Ob in seinem Atelier oder im Gespräch an einem Herbstmorgen in Paris: Wie in einem barocken Gedicht übermalt Jim Hodges sorgfältig Bild mit Bild, legt Eindruck über Eindruck. Er sei in einer Zeit aufgewachsen, da es als Wert galt, zunächst einmal die "eigene Stimme in der Welt widerhallen" zu hören, sagt er, und "Kunst halte ich immer für die Einladung, sich selbst zu erfahren, den eigenen Körper, die eigene Lebensweise."


Die Suche nach Schönheit und nach ihrem immanenten Schrecken zieht sich durch seine Arbeiten, die leblosen, gezeichneten Blüten, die zerworfenen Spiegel. Zunächst häuft Jim Hodges Materialien, Eindrücke an und gibt schließlich beiden Seiten einen Sinn: Der momentanen Wahrheit von Schönheit und dem falschen Versprechen ihrer Unvergänglichkeit. Dem Streben nach perfekter Ästhetik und dem Bewusstsein ihrer Unmöglichkeit: "Ja, ich fühle mich zu Schönheit hingezogen, aber auch zu ihrer Dekonstruktion, als Teil eines Mysteriums. Das, was Sie Zerstörung nennen, ist für mich die Hinwendung zu etwas. Ich lege mir vielmehr einen Zugang. Wenn ich einen Spiegel zerschlage, sehe ich das eher als ein Öffnen: als den Versuch flexibler zu werden, den Gedankenfluss zu ändern."
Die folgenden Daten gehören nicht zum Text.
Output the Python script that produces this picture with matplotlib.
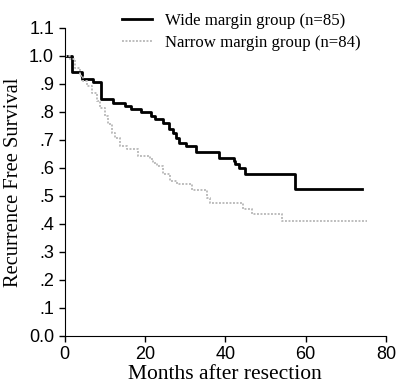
import matplotlib
matplotlib.use("Agg")
import matplotlib.pyplot as plt

# Kaplan-Meier step data
wide_months = [0, 1.8, 4.3, 7.2, 9.0, 12.0, 15.0, 16.6, 19.1, 21.6, 22.4, 24.4,
               26.1, 26.9, 27.7, 28.5, 30.1, 32.6, 38.4, 42.1, 42.5, 43.3, 45.0,
               57.4, 74.0]
wide_surv = [1.0, 0.943, 0.917, 0.905, 0.845, 0.833, 0.821, 0.81, 0.798, 0.786,
             0.774, 0.762, 0.738, 0.726, 0.708, 0.69, 0.679, 0.655, 0.637, 0.625,
             0.613, 0.6, 0.577, 0.524, 0.524]

narrow_months = [0, 1.4, 2.6, 3.9, 4.7, 5.5, 6.8, 8.0, 8.8, 10.1, 10.9, 11.7,
                 12.6, 13.8, 15.5, 18.4, 21.3, 22.1, 22.9, 24.6, 26.2, 27.9,
                 31.6, 35.4, 36.2, 44.4, 46.6, 54.0, 75.2]
narrow_surv = [1.0, 0.988, 0.958, 0.929, 0.911, 0.893, 0.869, 0.839, 0.815,
               0.786, 0.756, 0.726, 0.708, 0.679, 0.667, 0.643, 0.631, 0.619,
               0.607, 0.577, 0.554, 0.542, 0.522, 0.494, 0.476, 0.452, 0.435,
               0.41, 0.41]

y_ticks = [0.0, 0.1, 0.2, 0.3, 0.4, 0.5, 0.6, 0.7, 0.8, 0.9, 1.0, 1.1]
y_labels = ["0.0", ".1", ".2", ".3", ".4", ".5", ".6", ".7", ".8", ".9", "1.0", "1.1"]
x_ticks = [0, 20, 40, 60, 80]

fig = plt.figure(figsize=(3.97, 3.87), dpi=100)
ax = fig.add_axes([0.1625, 0.132, 0.81, 0.796])

ax.plot(wide_months, wide_surv, drawstyle="steps-post", color="black",
        linewidth=2.0, label="Wide margin group (n=85)")
ax.plot(narrow_months, narrow_surv, drawstyle="steps-post", color="#bdbdbd",
        linewidth=1.4, linestyle=(0, (1, 0.8)), label="Narrow margin group (n=84)")

ax.set_xlim(0, 80)
ax.set_ylim(0, 1.1)
ax.set_xticks(x_ticks)
ax.set_yticks(y_ticks)
ax.set_yticklabels(y_labels)
ax.tick_params(labelsize=13, length=4, width=1, direction="out")
for lab in ax.get_xticklabels() + ax.get_yticklabels():
    lab.set_family("Liberation Sans")

ax.spines["top"].set_visible(False)
ax.spines["right"].set_visible(False)

ax.set_xlabel("Months after resection", family="Liberation Serif", fontsize=15.5,
              labelpad=1)
ax.set_ylabel("Recurrence Free Survival", family="Liberation Serif", fontsize=14.8,
              labelpad=4)

ax.legend(loc="upper left", bbox_to_anchor=(0.158, 1.069), frameon=False,
          prop={"family": "Liberation Serif", "size": 12.1},
          handlelength=1.8, handletextpad=0.77, labelspacing=0.31,
          borderaxespad=0)

fig.savefig("out.png", dpi=100)
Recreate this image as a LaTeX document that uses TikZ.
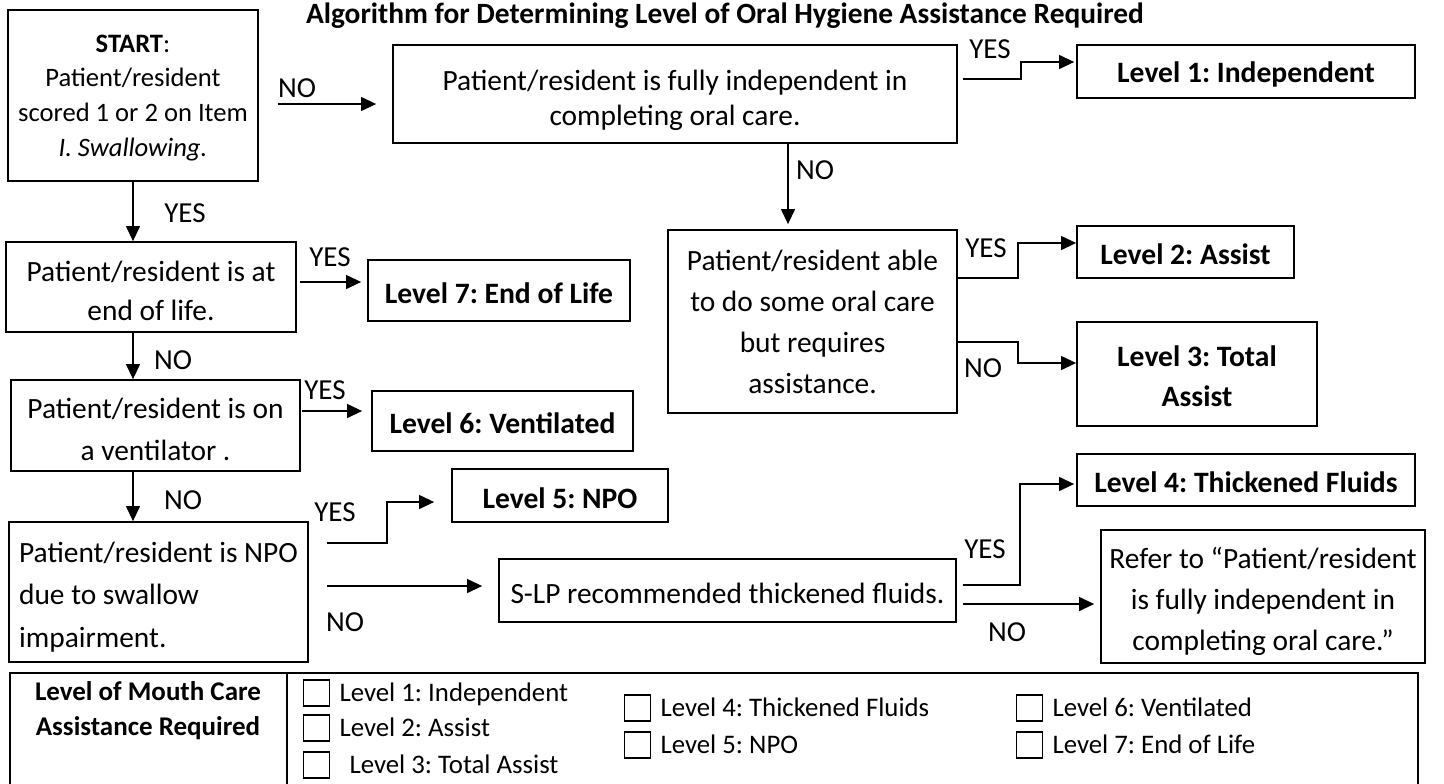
\documentclass[tikz,border=0pt]{standalone}
\usepackage{fontspec}
\setmainfont{Carlito}
\usetikzlibrary{arrows.meta,positioning,calc}
\frenchspacing
\newcommand{\tpad}[1]{\rule{0pt}{#1}}

\begin{document}
\begin{tikzpicture}[x=0.5pt, y=-0.5pt,
  qbox/.style={draw, line width=0.9pt, align=center, inner sep=0pt, font=\fontsize{14.7}{20}\selectfont},
  lvlbox/.style={qbox, font=\bfseries\fontsize{14.8}{20}\selectfont},
  lbl/.style={inner sep=0pt, font=\fontsize{14.5}{17}\selectfont},
  arr/.style={-{Triangle[length=7.5pt, width=7pt]}, line width=0.6pt},
  chk/.style={draw, line width=0.6pt, minimum size=13pt, inner sep=0pt},
  ctext/.style={inner sep=0pt, anchor=west, text height=10pt, text depth=1.6pt, font=\fontsize{13.4}{15}\selectfont},
]
\useasboundingbox[fill=white] (0,0) rectangle (1444,783);

% Title
\node[font=\bfseries\fontsize{14.7}{17}\selectfont] (title) at (725,16) {Algorithm for Determining Level of Oral Hygiene Assistance Required};

% ─── Questions ───
\node[qbox, minimum width=125pt, minimum height=85.5pt, font=\fontsize{13.3}{17.3}\selectfont] (start) at (133,95.5) {\tpad{11pt}\textbf{START}:\\Patient/resident\\scored 1 or 2 on Item\\\textit{I. Swallowing.}};
\node[qbox, minimum width=282pt, minimum height=49pt, font=\fontsize{14.7}{17.5}\selectfont] (indep) at (675,94) {\tpad{17pt}Patient/resident is fully independent in\\completing oral care.};
\node[qbox, minimum width=144.5pt, minimum height=91.5pt, font=\fontsize{14.7}{20.5}\selectfont] (some) at (812.5,321.5) {Patient/resident able\\to do some oral care\\but requires\\assistance.};
\node[qbox, minimum width=145pt, minimum height=45pt, font=\fontsize{14.7}{19.5}\selectfont] (eol) at (151,287) {\tpad{14.5pt}Patient/resident is at\\end of life.};
\node[qbox, minimum width=144.5pt, minimum height=45.5pt, font=\fontsize{14.7}{21}\selectfont] (vent) at (155.5,425.5) {\tpad{14.5pt}Patient/resident is on\\a ventilator .};
\node[qbox, align=left, minimum width=149.5pt, minimum height=70pt, font=\fontsize{14.7}{21.25}\selectfont] (npo) at (158.5,592) {\tpad{15pt}Patient/resident is NPO\\due to swallow\\impairment.};
\node[qbox, minimum width=228.5pt, minimum height=31.5pt] (slp) at (727.5,590.5) {\tpad{13pt}S-LP recommended thickened fluids.};
\node[qbox, minimum width=162pt, minimum height=66.5pt, font=\fontsize{14.7}{20.5}\selectfont] (refer) at (1263,596.5) {\tpad{15.5pt}Refer to “Patient/resident\\is fully independent in\\completing oral care.”};

% ─── Levels ───
\node[lvlbox, minimum width=169pt, minimum height=26.5pt] (lvl1) at (1246,71.5) {\tpad{13pt}Level 1: Independent};
\node[lvlbox, minimum width=108.5pt, minimum height=26pt] (lvl2) at (1185.5,252) {\tpad{13pt}Level 2: Assist};
\node[lvlbox, minimum width=120pt, minimum height=52pt] (lvl3) at (1197,374) {\tpad{13pt}Level 3: Total\\Assist};
\node[lvlbox, minimum width=169pt, minimum height=26pt] (lvl4) at (1246,480) {\tpad{13pt}Level 4: Thickened Fluids};
\node[lvlbox, minimum width=108pt, minimum height=26.5pt] (lvl5) at (560,495.5) {\tpad{13pt}Level 5: NPO};
\node[lvlbox, minimum width=130.5pt, minimum height=30pt] (lvl6) at (502.5,421) {\tpad{13pt}Level 6: Ventilated};
\node[lvlbox, minimum width=131pt, minimum height=30.5pt] (lvl7) at (499,290.5) {\tpad{13pt}Level 7: End of Life};

% ─── Connectors ───
\draw[arr] (start.south) -- (start.south |- eol.north);
\draw[arr] (start.south |- eol.south) -- (start.south |- vent.north);
\draw[arr] (start.south |- vent.south) -- (start.south |- npo.north);
\draw[arr] ($(start.east)+(19,8.5)$) -- ($(indep.west)+(-16,10)$);
\draw[arr] ($(indep.east)+(5,-15)$) -- ++(58,0) |- ($(lvl1.west)+(-2,-9.5)$);
\draw[arr] ($(indep.south)+(113,0)$) -- ($(some.north)+(-24.5,-5)$);
\draw[arr] ($(some.east)+(0,-43.5)$) -- ++(60,0) |- ($(lvl2.west)+(0,-9)$);
\draw[arr] ($(some.east)+(0,20.5)$) -- ++(60,0) |- ($(lvl3.west)+(0,-11)$);
\draw[arr] ($(eol.east)+(3,-5)$) -- ($(lvl7.west)+(-6,-8.5)$);
\draw[arr] ($(vent.east)+(1,-14.5)$) -- ($(lvl6.west)+(-9,-10)$);
\draw[arr] ($(npo.east)+(18,-49)$) -- ++(60,0) |- ($(lvl5.west)+(-17,6.5)$);
\draw[arr] ($(npo.east)+(18,-6)$) -- ($(slp.west)+(-16,-4.5)$);
\draw[arr] ($(slp.east)+(6,-5.5)$) -- ++(57,0) |- ($(lvl4.west)+(-2,4)$);
\draw[arr] ($(slp.east)+(6,13.5)$) -- ($(refer.west)+(-6,7.5)$);

% Branch labels
\node[lbl] (noA) at (297,88) {NO};
\node[lbl] (yesA) at (990,49) {YES};
\node[lbl] (noB) at (815,170) {NO};
\node[lbl] (yesB) at (986,248) {YES};
\node[lbl] (noC) at (983,368) {NO};
\node[lbl] (yesC) at (185,213) {YES};
\node[lbl] (yesD) at (330,257) {YES};
\node[lbl] (noD) at (173,360) {NO};
\node[lbl] (yesE) at (325,390) {YES};
\node[lbl] (noE) at (183,500) {NO};
\node[lbl] (yesF) at (335,512) {YES};
\node[lbl] (noF) at (345,622) {NO};
\node[lbl] (yesG) at (985,549) {YES};
\node[lbl] (noG) at (1007,632) {NO};

% ─── Checklist table ───
\node[draw, line width=1.3pt, minimum width=704pt, minimum height=56pt, inner sep=0pt] (tbl) at (714,729) {};
\coordinate (div) at (287,729);
\draw[line width=1pt] (div |- tbl.north) -- (div |- tbl.south);
\node[align=center, font=\bfseries\fontsize{13.5}{17.5}\selectfont] (thead) at (148,711) {Level of Mouth Care\\Assistance Required};
\foreach \i/\bx/\by/\gap/\txt in {1/316.5/693/9/{Level 1: Independent}, 2/316.5/728/9/{Level 2: Assist}, 3/316.5/765/19/{Level 3: Total Assist}, 4/637.5/708/9/{Level 4: Thickened Fluids}, 5/637.5/745/9/{Level 5: NPO}, 6/1029.5/708/9/{Level 6: Ventilated}, 7/1029.5/745/9/{Level 7: End of Life}} {
  \node[chk] (c\i) at (\bx,\by) {};
  \node[ctext] (t\i) at ($(c\i.east)+(\gap,0)$) {\txt};
}

\end{tikzpicture}
\end{document}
Mehr als zwanzig Jahre sind seit jenen Vormittagen in New Yorker Coffeshops vergangen. In Paris sitzt man heute einem Künstler gegenüber, dessen Antworten wirken wie seine Collagen und Zeichnungen: Ausgefeilt, manieriert, vielleicht sogar detailverliebt – aber auch von einer berührenden Sorgfalt.